▸ Entries
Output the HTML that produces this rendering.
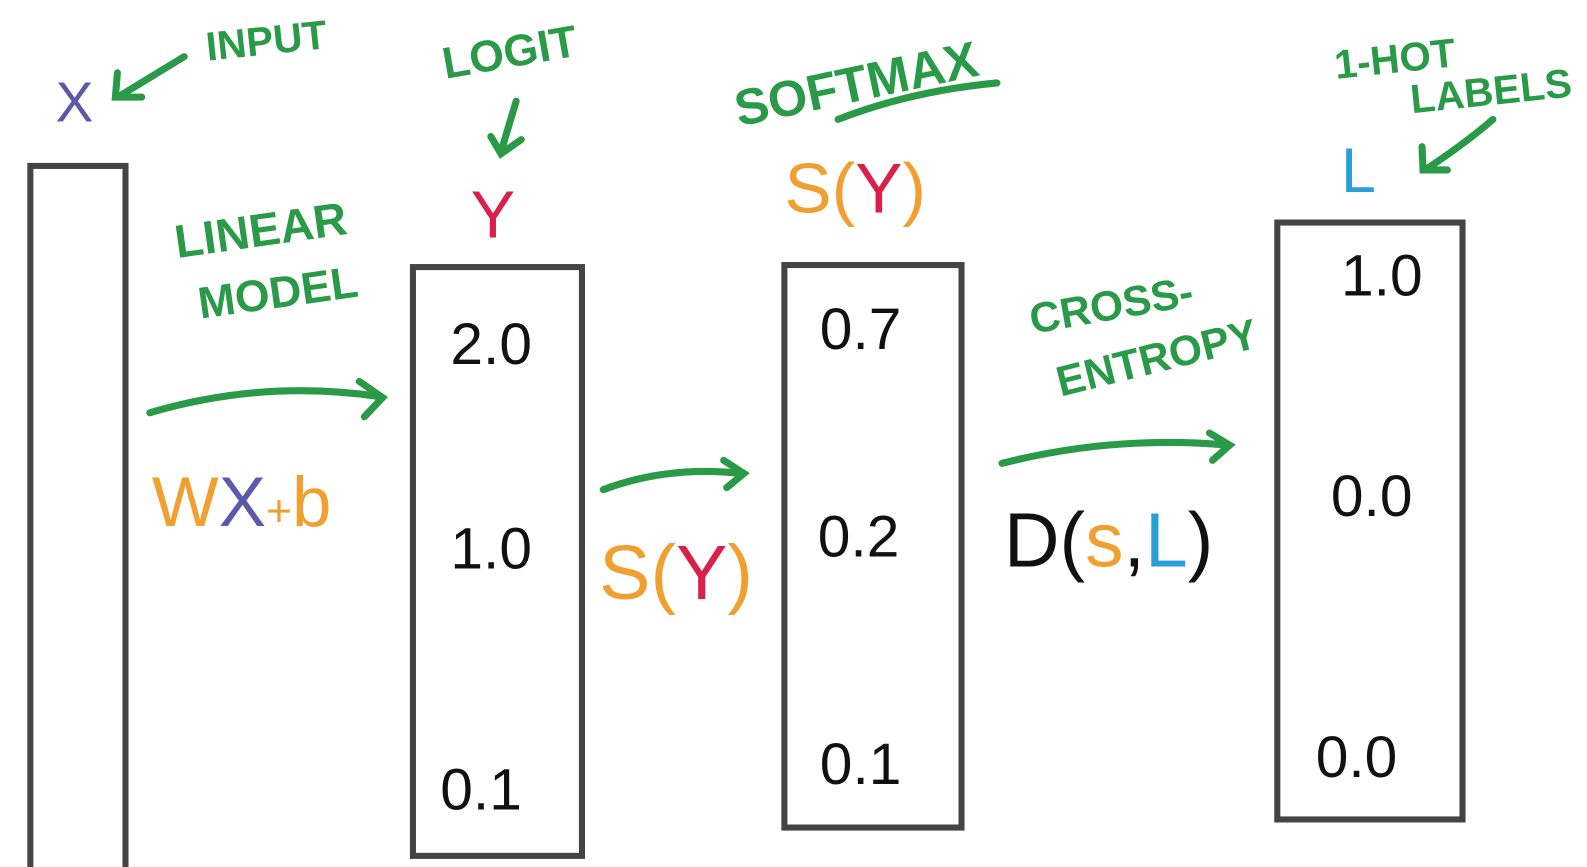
<!DOCTYPE html>
<html><head><meta charset="utf-8"><style>
html,body{margin:0;padding:0;background:#fff;width:1587px;height:867px;overflow:hidden}
svg{display:block}
text{font-family:"Liberation Sans",sans-serif}
.g{fill:#2a9a48;font-weight:bold}
.n{fill:#111;font-size:58px}
</style></head><body>
<svg width="1587" height="867" viewBox="0 0 1568 857" preserveAspectRatio="none">
<g fill="none" stroke="#444" stroke-width="6">
<rect x="30" y="164" width="94" height="710"/>
<rect x="408" y="264" width="167" height="582"/>
<rect x="775" y="262" width="175" height="556"/>
<rect x="1262" y="220" width="183" height="590"/>
</g>
<g fill="none" stroke="#2a9a48" stroke-width="7" stroke-linecap="round">
<path d="M148 408 Q260 375 375 392"/><path d="M355 377 L378 393 L360 412"/>
<path d="M596 484 Q660 460 732 468"/><path d="M715 455 L735 468 L718 482"/>
<path d="M990 458 Q1100 430 1213 440"/><path d="M1195 428 L1215 440 L1198 455"/>
<path d="M182 56 L118 95"/><path d="M116 72 L114 96 L140 96"/>
<path d="M510 100 L495 150"/><path d="M485 135 L495 152 L515 138"/>
<path d="M1475 118 Q1450 140 1408 168"/><path d="M1405 145 L1406 168 L1430 168"/>
<path d="M828 118 Q900 90 985 82"/>
</g>
<text x="55" y="120" font-size="56" fill="#5a5aaa">X</text>
<text x="205" y="60" font-size="40" class="g" transform="rotate(-6 205 60)">INPUT</text>
<text x="440" y="78" font-size="44" class="g" transform="rotate(-10 440 78)">LOGIT</text>
<text x="465" y="235" font-size="66" fill="#d8204a">Y</text>
<text x="175" y="255" font-size="46" class="g" transform="rotate(-8 175 255)">LINEAR</text>
<text x="198" y="315" font-size="44" class="g" transform="rotate(-8 198 315)">MODEL</text>
<text x="730" y="125" font-size="50" class="g" transform="rotate(-12 730 125)">SOFTMAX</text>
<text x="775" y="210" font-size="70" fill="#f0a030">S(<tspan fill="#d8204a">Y</tspan>)</text>
<text x="1320" y="78" font-size="40" class="g" transform="rotate(-6 1320 78)">1-HOT</text>
<text x="1395" y="112" font-size="40" class="g" transform="rotate(-6 1395 112)">LABELS</text>
<text x="1325" y="190" font-size="62" fill="#2aa0d8">L</text>
<text x="150" y="520" font-size="70" fill="#f0a030">W<tspan fill="#5a5aaa">X</tspan><tspan font-size="44">+</tspan>b</text>
<text x="592" y="592" font-size="76" fill="#f0a030">S(<tspan fill="#d8204a">Y</tspan>)</text>
<text x="1020" y="330" font-size="42" class="g" transform="rotate(-10 1020 330)">CROSS-</text>
<text x="1048" y="392" font-size="42" class="g" transform="rotate(-14 1048 392)">ENTROPY</text>
<text x="992" y="560" font-size="76" fill="#111">D(<tspan fill="#f0a030">s</tspan>,<tspan fill="#2aa0d8">L</tspan>)</text>
<text x="445" y="360" class="n">2.0</text>
<text x="445" y="562" class="n">1.0</text>
<text x="435" y="800" class="n">0.1</text>
<text x="810" y="345" class="n">0.7</text>
<text x="808" y="550" class="n">0.2</text>
<text x="810" y="775" class="n">0.1</text>
<text x="1325" y="292" class="n">1.0</text>
<text x="1315" y="510" class="n">0.0</text>
<text x="1300" y="768" class="n">0.0</text>
</svg>
</body></html>
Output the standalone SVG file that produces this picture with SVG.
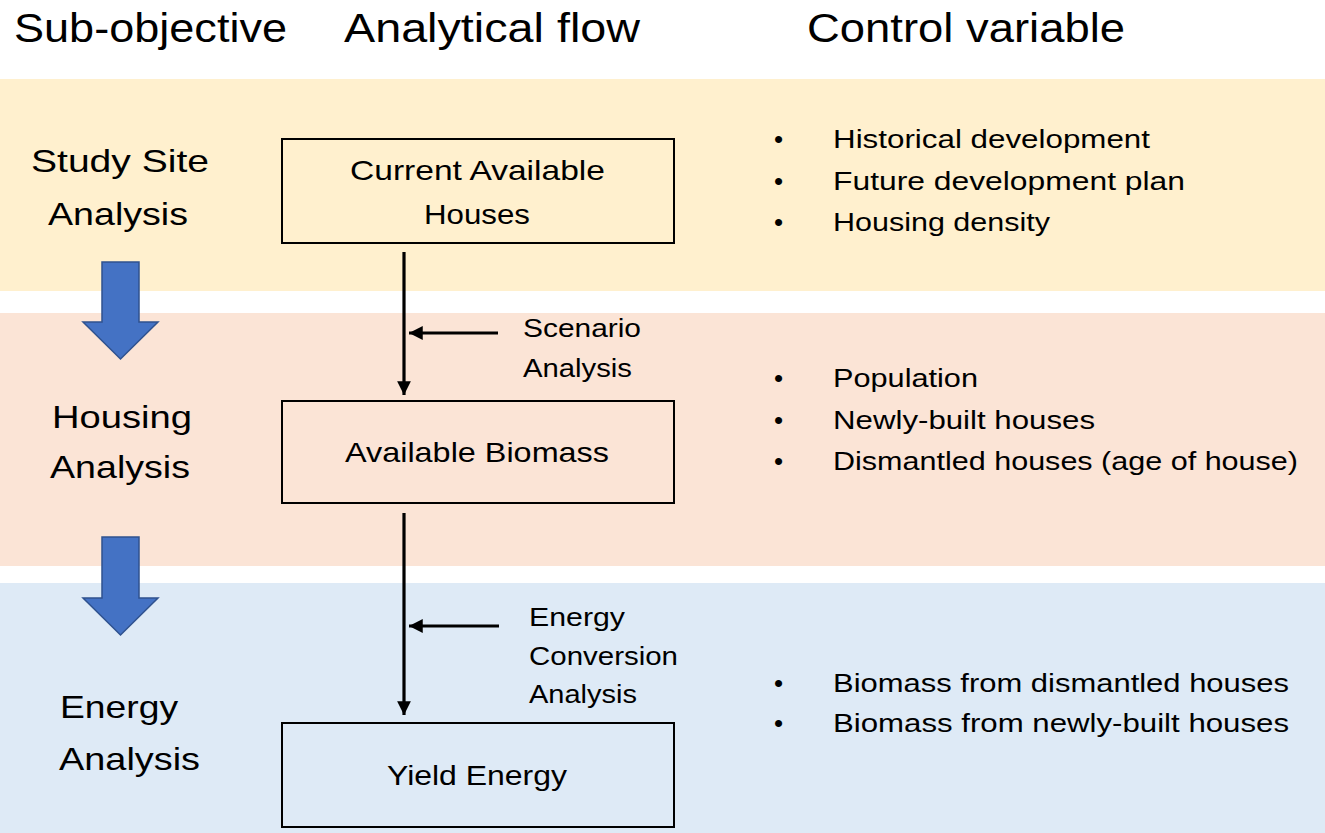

▸ Exercise details
Write the listing above out again exactly, dropping each image.

▸ Correct response
Output the HTML that produces this rendering.
<!DOCTYPE html>
<html><head><meta charset="utf-8"><style>
html,body{margin:0;padding:0;background:#fff;width:1587px;height:867px;overflow:hidden}
svg{display:block}
text{font-family:"Liberation Sans",sans-serif}
.g{fill:#2a9a48;font-weight:bold}
.n{fill:#111;font-size:58px}
</style></head><body>
<svg width="1587" height="867" viewBox="0 0 1568 857" preserveAspectRatio="none">
<g fill="none" stroke="#444" stroke-width="6">
<rect x="30" y="164" width="94" height="710"/>
<rect x="408" y="264" width="167" height="582"/>
<rect x="775" y="262" width="175" height="556"/>
<rect x="1262" y="220" width="183" height="590"/>
</g>
<g fill="none" stroke="#2a9a48" stroke-width="7" stroke-linecap="round">
<path d="M148 408 Q260 375 375 392"/><path d="M355 377 L378 393 L360 412"/>
<path d="M596 484 Q660 460 732 468"/><path d="M715 455 L735 468 L718 482"/>
<path d="M990 458 Q1100 430 1213 440"/><path d="M1195 428 L1215 440 L1198 455"/>
<path d="M182 56 L118 95"/><path d="M116 72 L114 96 L140 96"/>
<path d="M510 100 L495 150"/><path d="M485 135 L495 152 L515 138"/>
<path d="M1475 118 Q1450 140 1408 168"/><path d="M1405 145 L1406 168 L1430 168"/>
<path d="M828 118 Q900 90 985 82"/>
</g>
<text x="55" y="120" font-size="56" fill="#5a5aaa">X</text>
<text x="205" y="60" font-size="40" class="g" transform="rotate(-6 205 60)">INPUT</text>
<text x="440" y="78" font-size="44" class="g" transform="rotate(-10 440 78)">LOGIT</text>
<text x="465" y="235" font-size="66" fill="#d8204a">Y</text>
<text x="175" y="255" font-size="46" class="g" transform="rotate(-8 175 255)">LINEAR</text>
<text x="198" y="315" font-size="44" class="g" transform="rotate(-8 198 315)">MODEL</text>
<text x="730" y="125" font-size="50" class="g" transform="rotate(-12 730 125)">SOFTMAX</text>
<text x="775" y="210" font-size="70" fill="#f0a030">S(<tspan fill="#d8204a">Y</tspan>)</text>
<text x="1320" y="78" font-size="40" class="g" transform="rotate(-6 1320 78)">1-HOT</text>
<text x="1395" y="112" font-size="40" class="g" transform="rotate(-6 1395 112)">LABELS</text>
<text x="1325" y="190" font-size="62" fill="#2aa0d8">L</text>
<text x="150" y="520" font-size="70" fill="#f0a030">W<tspan fill="#5a5aaa">X</tspan><tspan font-size="44">+</tspan>b</text>
<text x="592" y="592" font-size="76" fill="#f0a030">S(<tspan fill="#d8204a">Y</tspan>)</text>
<text x="1020" y="330" font-size="42" class="g" transform="rotate(-10 1020 330)">CROSS-</text>
<text x="1048" y="392" font-size="42" class="g" transform="rotate(-14 1048 392)">ENTROPY</text>
<text x="992" y="560" font-size="76" fill="#111">D(<tspan fill="#f0a030">s</tspan>,<tspan fill="#2aa0d8">L</tspan>)</text>
<text x="445" y="360" class="n">2.0</text>
<text x="445" y="562" class="n">1.0</text>
<text x="435" y="800" class="n">0.1</text>
<text x="810" y="345" class="n">0.7</text>
<text x="808" y="550" class="n">0.2</text>
<text x="810" y="775" class="n">0.1</text>
<text x="1325" y="292" class="n">1.0</text>
<text x="1315" y="510" class="n">0.0</text>
<text x="1300" y="768" class="n">0.0</text>
</svg>
</body></html>
Output the standalone SVG file that produces this picture with SVG.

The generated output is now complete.